UNITED NATIONS (AP) — South Sudan's government has given only "a lukewarm response" to a regional effort to revive the 2015 peace agreement and end worsening violence in the world's newest nation, the U.N. peacekeeping chief said Tuesday.
Jean-Pierre Lacroix told the U.N. Security Council that opposition figures including the country's former vice president, Riek Machar, "all declared cautious support to the process."
"I would like to emphasize the criticality of this initiative and urge council members to use their leverage on all parties and encourage them to engage in this process meaningfully and without preconditions," the undersecretary-general for peacekeeping said.
U.S. Ambassador Nikki Haley, who is heading to South Sudan next week, told the council Sept. 26 that the revitalization process put forward by the eight-nation East African regional group known as IGAD "is the last chance at salvaging the peace agreement." Haley expressed hope South Sudan's leaders would seize the opportunity, warning that if they didn't, Security Council members must "individually and collectively" do more to end the conflict.
There were high hopes that South Sudan would have peace and stability after its independence from neighboring Sudan in 2011. But the country plunged into ethnic violence in December 2013 when forces loyal to President Salva Kiir, a Dinka, started battling those loyal to Machar, a Nuer who now lives in South Africa.
The August 2015 peace agreement has not stopped the fighting, and clashes in July 2016 between supporters of Kiir and Machar set off further violence. The conflict has killed tens of thousands of people.
There is strong Security Council support for the High Level Revitalization Forum that IGAD is trying to convene. Lacroix said IGAD foreign ministers met with Kiir and his Cabinet on Oct. 13, and South Sudan's leader reportedly asked for clarifications about the forum's objectives.
The U.N. peacekeeping chief said he feels that rather than give support to the regional initiative, South Sudan's government remains focused on promoting a national dialogue aimed at moving toward elections. But, he said, opposition groups are mostly unwilling to join in that effort, notably because of military action by government forces, and "the credibility of the (reconciliation) process remains in question."
Lacroix cited deteriorating security in the past month in the country's provinces of Greater Upper Nile, Northern Jonglei, eastern Upper Nile, Western Equitoria, and southern Central Equatoria.

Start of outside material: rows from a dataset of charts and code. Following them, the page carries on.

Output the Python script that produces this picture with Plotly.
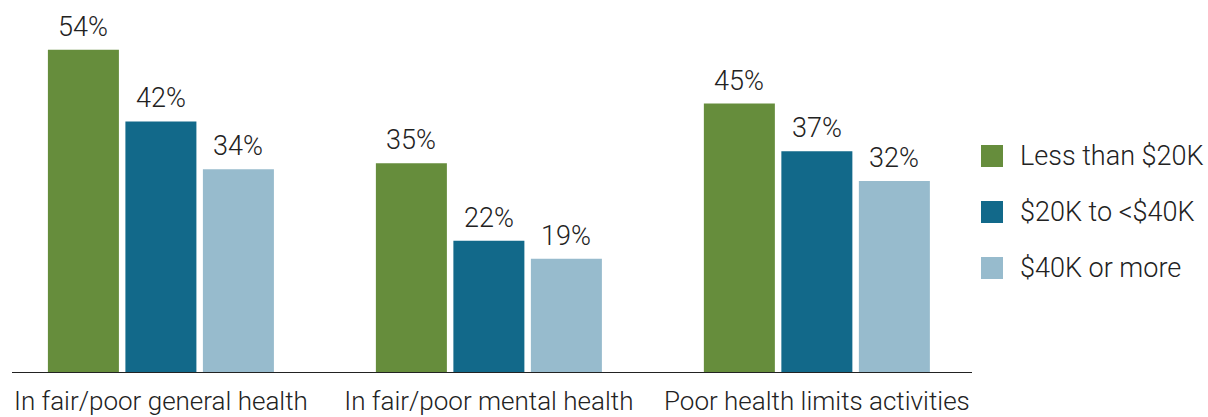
import plotly.graph_objects as go

categories = ["In fair/poor general health", "In fair/poor mental health", "Poor health limits activities"]
series_names = ["Less than $20K", "$20K to <$40K", "$40K or more"]
less_20k = [54, 35, 45]
from_20k_to_40k = [42, 22, 37]
over_40k = [34, 19, 32]
colors = ["#668d3c", "#12698a", "#97bbcd"]

series_values = [less_20k, from_20k_to_40k, over_40k]

FONT = "Roboto"
FSIZE = 27
TEXT_COLOR = "#222222"
step = 0.2363   # distance between bar centres within a group
width = 0.2165  # bar width in category units

fig = go.Figure()
x_pos = list(range(len(categories)))
annotations = []
for i, (name, vals, col) in enumerate(zip(series_names, series_values, colors)):
    shift = (i - 1) * step
    fig.add_trace(go.Bar(
        x=x_pos, y=vals, name=name, marker_color=col, marker_line_width=0,
        width=width, offset=shift - width / 2, showlegend=False,
    ))
    for xc, v in zip(x_pos, vals):
        annotations.append(dict(
            x=xc + shift, y=v, xref="x", yref="y", text=f"{v}%", showarrow=False,
            yanchor="bottom", xanchor="center", yshift=5,
            font=dict(family=FONT, size=FSIZE, color=TEXT_COLOR, weight=300),
        ))

# legend drawn as swatches + labels in the right margin
shapes = []
legend_y = [0.6034, 0.4469, 0.2905]
half_h = 11 / 358
for name, col, yc in zip(series_names, colors, legend_y):
    shapes.append(dict(type="rect", xref="paper", yref="paper",
                       x0=969 / 960, x1=991 / 960, y0=yc - half_h, y1=yc + half_h,
                       fillcolor=col, line_width=0))
    annotations.append(dict(x=1006 / 960, y=yc, xref="paper", yref="paper", text=name,
                            showarrow=False, xanchor="left", yanchor="middle",
                            font=dict(family=FONT, size=FSIZE, color=TEXT_COLOR, weight=300)))

fig.update_layout(
    barmode="overlay",
    width=1208, height=417,
    margin=dict(l=12, r=236, t=14, b=45, autoexpand=False),
    plot_bgcolor="white", paper_bgcolor="white",
    font=dict(family=FONT, size=FSIZE, color=TEXT_COLOR, weight=300),
    shapes=shapes, annotations=annotations,
    xaxis=dict(range=[-0.454, 2.473], tickvals=x_pos, ticktext=categories,
               showline=True, linecolor="#222222", linewidth=1.3, showgrid=False,
               zeroline=False, ticks="", ticklabelstandoff=6, automargin=False,
               tickfont=dict(family=FONT, size=26, color=TEXT_COLOR, weight=300)),
    yaxis=dict(range=[0, 60], visible=False, showgrid=False, zeroline=False, automargin=False),
)

fig.write_html("out.html")
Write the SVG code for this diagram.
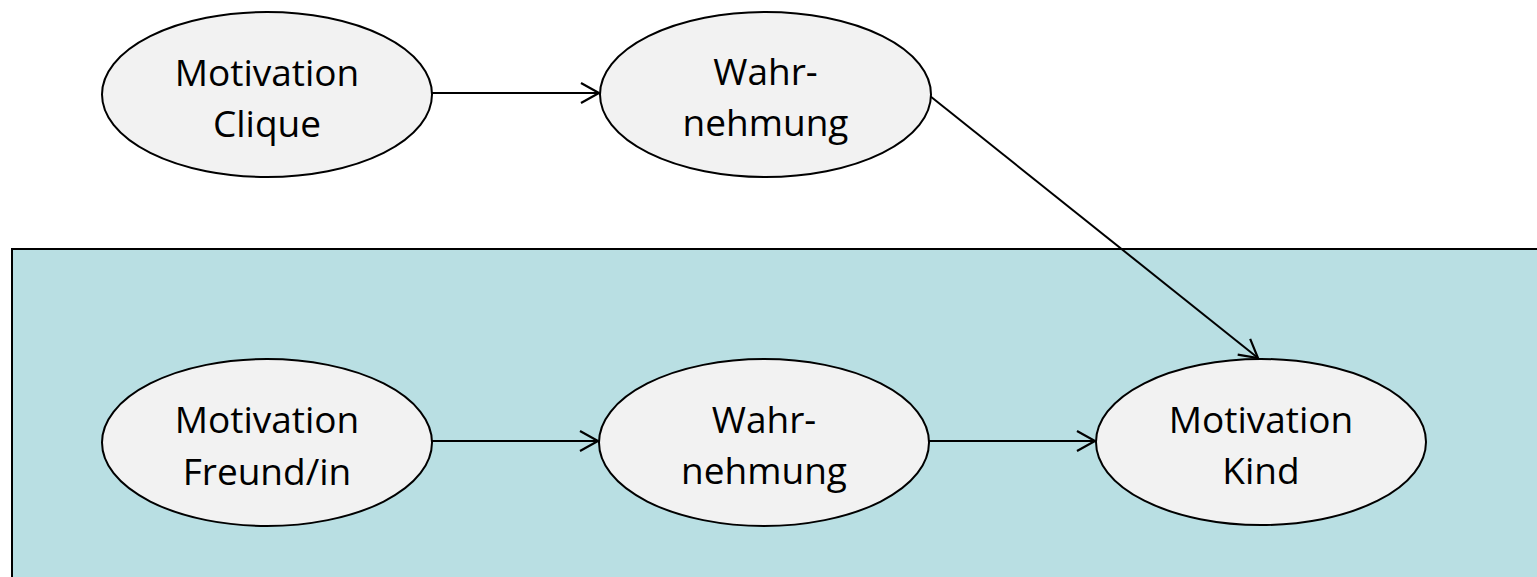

"All of these incidents should be cause for grave concern given the imminent start to the dry season which traditionally leads to increased levels of violence, with improved mobility across the country," he warned.
Lacroix said the human rights situation in South Sudan also remains "extremely concerning," citing extrajudicial killings of civilians, arbitrary arrests and detentions, repression of free speech and harassment of political opponents.
Since the start of the conflict, he said, over 2 million people have fled the country and 1.9 million are displaced in South Sudan.
"With the return of the dry season towards the end of the year, population movements — particularly refugee outflows — will likely re-accelerate," Lacroix said.
The number of incidents related to the delivery of humanitarian aid has also grown in recent months, he said.
Over 100 incidents were recorded in August, "over half involving violence against personnel or assets," he said.
Two aid workers were killed in August and one in September, bringing this year's total to 18, humanitarian supplies have been regularly looted, and the government has imposed additional "bureaucratic impediments" including higher taxes and fees that are impacting aid organizations, Lacroix said.